Assalam News | Banda Aceh-Nomenklatur nama Program Studi (Prodi) Komunikasi dan Penyiaran Islam (KPI) telah diusulkan menjadi Prodi Ilmu Komunikasi Islam (ILKOMI), hal tersebut disampaikan oleh Ketua Umum Dewan Pengurus Pusat (DPP) Asosiasi Program Studi Komunikasi dan Penyiaran Islam (ASKOPIS), Dr. Mohammad Zamroni, M.Si., pada saat memberikan materi dalam Workshop Kurikulum Prodi KPI di Gedung Pascasarjana Universitas Islam Negeri (UIN) Ar-Raniry Banda Aceh, Selasa (14/11/2023).
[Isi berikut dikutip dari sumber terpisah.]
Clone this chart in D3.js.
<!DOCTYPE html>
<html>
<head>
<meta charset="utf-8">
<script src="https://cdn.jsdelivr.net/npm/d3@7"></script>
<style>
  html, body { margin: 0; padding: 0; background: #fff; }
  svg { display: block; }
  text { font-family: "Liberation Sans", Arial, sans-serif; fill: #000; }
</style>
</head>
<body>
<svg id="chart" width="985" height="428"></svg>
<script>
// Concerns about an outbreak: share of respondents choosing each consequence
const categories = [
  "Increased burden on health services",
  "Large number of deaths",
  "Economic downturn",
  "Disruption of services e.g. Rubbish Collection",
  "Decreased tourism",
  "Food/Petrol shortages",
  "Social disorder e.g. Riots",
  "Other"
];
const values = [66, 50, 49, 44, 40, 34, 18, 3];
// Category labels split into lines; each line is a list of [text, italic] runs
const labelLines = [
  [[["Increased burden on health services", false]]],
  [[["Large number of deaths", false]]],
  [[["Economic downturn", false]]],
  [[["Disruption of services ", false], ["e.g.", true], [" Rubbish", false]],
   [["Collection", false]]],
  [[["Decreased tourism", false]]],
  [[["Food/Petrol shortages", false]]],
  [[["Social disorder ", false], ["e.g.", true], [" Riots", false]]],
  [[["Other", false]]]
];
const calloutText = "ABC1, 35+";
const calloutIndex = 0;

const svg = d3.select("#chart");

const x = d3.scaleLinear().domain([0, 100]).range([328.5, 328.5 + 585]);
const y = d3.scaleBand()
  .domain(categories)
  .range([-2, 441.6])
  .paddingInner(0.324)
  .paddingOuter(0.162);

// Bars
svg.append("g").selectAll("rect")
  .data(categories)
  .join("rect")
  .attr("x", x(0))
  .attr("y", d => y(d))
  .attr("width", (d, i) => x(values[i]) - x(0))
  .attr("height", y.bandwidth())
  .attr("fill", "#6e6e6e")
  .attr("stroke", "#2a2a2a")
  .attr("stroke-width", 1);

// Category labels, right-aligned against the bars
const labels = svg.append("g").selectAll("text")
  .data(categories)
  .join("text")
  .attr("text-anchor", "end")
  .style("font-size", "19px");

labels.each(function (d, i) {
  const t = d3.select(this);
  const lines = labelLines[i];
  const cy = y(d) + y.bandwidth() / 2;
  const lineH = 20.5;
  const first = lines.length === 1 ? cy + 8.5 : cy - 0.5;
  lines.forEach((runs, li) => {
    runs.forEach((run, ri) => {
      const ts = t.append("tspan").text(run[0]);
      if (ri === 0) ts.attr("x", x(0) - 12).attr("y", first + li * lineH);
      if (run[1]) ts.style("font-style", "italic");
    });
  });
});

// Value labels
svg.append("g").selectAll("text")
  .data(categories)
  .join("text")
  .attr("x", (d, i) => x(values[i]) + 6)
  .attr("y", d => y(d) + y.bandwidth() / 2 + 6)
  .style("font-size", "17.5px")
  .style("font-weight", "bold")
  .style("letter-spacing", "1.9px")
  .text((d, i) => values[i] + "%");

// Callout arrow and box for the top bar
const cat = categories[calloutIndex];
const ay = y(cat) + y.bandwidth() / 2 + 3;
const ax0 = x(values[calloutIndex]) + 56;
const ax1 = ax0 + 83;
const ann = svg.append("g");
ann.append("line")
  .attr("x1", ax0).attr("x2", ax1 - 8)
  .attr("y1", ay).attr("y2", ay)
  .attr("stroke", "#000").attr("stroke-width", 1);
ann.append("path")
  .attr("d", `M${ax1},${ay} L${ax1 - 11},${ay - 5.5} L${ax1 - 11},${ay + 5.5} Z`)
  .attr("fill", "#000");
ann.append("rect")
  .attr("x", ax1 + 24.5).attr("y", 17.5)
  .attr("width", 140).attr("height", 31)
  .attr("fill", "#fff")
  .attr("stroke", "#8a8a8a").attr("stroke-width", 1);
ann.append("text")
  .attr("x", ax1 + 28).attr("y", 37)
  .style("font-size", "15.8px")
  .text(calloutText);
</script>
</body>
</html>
Perubahan nama tersebut juga diikuti dengan penyesuaian titel dari S.Sos. menjadi S.I.Kom.
Zamroni menjelaskan beberapa alasan mengapa Prodi KPI harus mengubah namanya menjadi Prodi ILKOMI dan menyesuaikan titel antara lain untuk menyesuaikan dengan kebutuhan pasar.
“Pasca terbitnya PMA. No. 38 tahun 2017 yang menyebutkan gelar akademik Prodi KPI S.Sos. dan M.Sos., praktis tidak ada formasi bidang Prodi KPI di instansi pemerintah non-Kementerian Agama RI dan bahkan hampir semua lulusan Prodi KPI yang mendaftar CPNS pada formasi bidang komunikasi di instansi pemerintah non-Kementerian Agama tidak diterima atau tidak lolos administrasi karena dianggap tidak memiliki kualifikasi yang dibutuhkan”, jelasnya.
Lebih lanjut, ia mengungkapkan bahwa selama ini telah disepakati bahwa Prodi Komunikasi dan Penyiaran Islam merupakan kajian keilmuan komunikasi yang berperspektif nilai-nilai Islam (Ilmu Komunikasi Islam) dan secara rumpun keilmuan sejak Tahun 2012 menjadi satu-satunya prodi di bawah Kemenag RI yang telah ditempatkan pada rumpun bidang Ilmu Sosial yang sepadan dan sejajar dengan Ilmu Komunikasi umum.
Ia juga merincikan bahwa bahwa hasil Polling yang diselenggarakan DPP ASKOPIS kepada responden semua Prodi Komunikasi dan Penyiaran Islam (KPI) telah menunjukkan basis rumpun keilmuan Program Studi Komunikasi dan Penyiaran Islam adalah masuk pada rumpun Komunikasi (86,6%), rumpun bidang kajian Terapan (56,1%), nomenklatur gelar akademik Sarjana Ilmu Komunikasi (S.I.Kom.) (82,9%), nomenklatur nama Program Studi Ilmu Komunikasi Islam (ILKOMI) (91,5%), dengan ijin operasional tetap dibawah Kementerian Agama Republik Indonesia (80,5%).